→ **WORK INSTRUCTIONS**: Print, word for word, every line from the beginning of the listing up to and including the line with "from matplotlib.ticker import". Pictures are to be excluded.

———

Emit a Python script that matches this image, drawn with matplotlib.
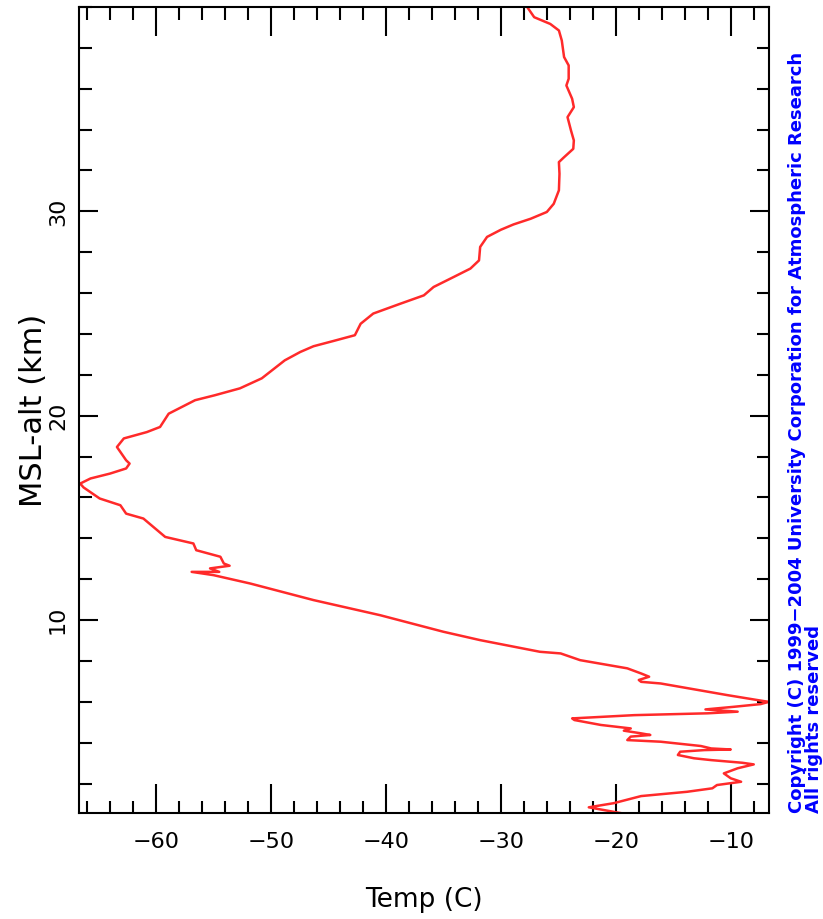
import matplotlib.pyplot as plt
from matplotlib.ticker import MultipleLocator, FixedLocator, FuncFormatter

# sounding profile, surface upward
alt_km = [0.56, 0.84, 0.92, 1.04, 1.39, 1.60, 1.77, 1.93, 2.09, 2.26, 2.50, 2.75,
          2.94, 3.02, 3.15, 3.24, 3.40, 3.56, 3.64, 3.67, 3.72, 3.84, 4.05, 4.13,
          4.30, 4.38, 4.46, 4.59, 4.70, 4.87, 5.11, 5.19, 5.35, 5.44, 5.52, 5.63,
          5.76, 5.89, 6.00, 6.09, 6.33, 6.90, 6.98, 7.07, 7.23, 7.39, 7.64, 8.04,
          8.37, 8.45, 9.02, 9.43, 10.24, 10.98, 11.79, 12.20, 12.36, 12.36, 12.53,
          12.66, 12.77, 13.10, 13.42, 13.75, 14.07, 14.97, 15.21, 15.62, 15.95,
          16.49, 16.68, 16.93, 17.17, 17.42, 17.66, 17.82, 18.47, 18.89, 19.20,
          19.45, 20.10, 20.76, 21.00, 21.34, 21.83, 22.71, 23.12, 23.40, 23.66,
          23.94, 24.50, 25.00, 25.48, 25.89, 26.30, 26.79, 27.20, 27.60, 28.26,
          28.75, 29.10, 29.36, 29.64, 29.97, 30.37, 31.03, 31.84, 32.41, 32.65,
          33.06, 33.47, 33.96, 34.61, 35.10, 35.51, 36.16, 36.49, 37.14, 37.55,
          38.36, 38.85, 39.17, 39.50, 39.99]
temp_c = [-19.6, -22.35, -21.5, -20.2, -17.8, -13.8, -11.6, -11.2, -9.1, -10.0, -10.6, -9.4,
          -8.0, -9.0, -11.7, -13.2, -14.6, -14.4, -12.3, -10.0, -11.7, -12.6, -16.1, -19.0,
          -18.7, -17.0, -17.8, -19.3, -18.7, -21.3, -23.6, -23.8, -18.4, -12.0, -9.4, -12.2,
          -9.7, -7.4, -6.7, -7.7, -10.3, -16.1, -17.8, -18.0, -17.1, -17.8, -19.0, -23.1,
          -24.8, -26.6, -31.8, -35.0, -40.5, -46.3, -51.8, -55.0, -56.9, -54.5, -55.3,
          -53.6, -54.1, -54.4, -56.5, -56.75, -59.2, -61.1, -62.6, -63.1, -64.9,
          -66.3, -66.6, -65.7, -64.0, -62.6, -62.3, -62.6, -63.4, -62.8, -60.8,
          -59.65, -58.9, -56.6, -54.9, -52.7, -50.8, -48.8, -47.45, -46.3, -44.55,
          -42.7, -42.2, -41.1, -38.75, -36.7, -35.85, -34.1, -32.65, -31.9, -31.8,
          -31.2, -30.0, -28.9, -27.4, -26.0, -25.4, -24.95, -24.9, -24.95, -24.5,
          -23.7, -23.65, -23.9, -24.2, -23.65, -23.8, -24.3, -24.1, -24.1, -24.5,
          -24.7, -24.95, -25.7, -27.1, -27.7]
x_major = [-60, -50, -40, -30, -20, -10]
y_major = [10, 20, 30]

fig = plt.figure(figsize=(8.23, 9.19), dpi=100)
ax = fig.add_axes([0.096, 0.1153, 0.838, 0.8771])

ax.plot(temp_c, alt_km, color='#ff2a2a', lw=1.8)

ax.set_xlim(-66.7, -6.7)
ax.set_ylim(0.56, 40)

ax.xaxis.set_major_locator(FixedLocator(x_major))
ax.xaxis.set_minor_locator(MultipleLocator(2))
ax.yaxis.set_major_locator(FixedLocator(y_major))
ax.yaxis.set_minor_locator(MultipleLocator(2))
ax.xaxis.set_major_formatter(FuncFormatter(lambda v, p: '\u2212%d' % abs(v) if v < 0 else '%d' % v))

for s in ax.spines.values():
    s.set_linewidth(1.5)

ax.tick_params(which='both', direction='in', top=True, right=True, width=1.5, color='black')
ax.tick_params(axis='x', which='major', length=21, pad=14)
ax.tick_params(axis='x', which='minor', length=9)
ax.tick_params(axis='y', which='major', length=14, pad=8)
ax.tick_params(axis='y', which='minor', length=9)

for lab in ax.get_xticklabels():
    lab.set_fontsize(16)
for lab in ax.get_yticklabels():
    lab.set_rotation(90)
    lab.set_va('center')
    lab.set_fontsize(16)

ax.set_xlabel('Temp (C)', fontsize=19)
ax.xaxis.set_label_coords(0.5, -0.092)
ax.set_ylabel('MSL-alt (km)', fontsize=22)
ax.yaxis.set_label_coords(-0.045, 0.5)

fig.text(0.979, 0.1153, 'Copyright (C) 1999\u22122004 University Corporation for Atmospheric Research\nAll rights reserved',
         rotation=90, color='blue', fontsize=13, fontweight='bold',
         ha='center', va='bottom', multialignment='left', linespacing=0.9)

fig.savefig('out.png', dpi=100)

———

→ **RESULT OF THE EXERCISE**:
Emit a Python script that matches this image, drawn with matplotlib.
import matplotlib.pyplot as plt
from matplotlib.ticker import MultipleLocator, FixedLocator, FuncFormatter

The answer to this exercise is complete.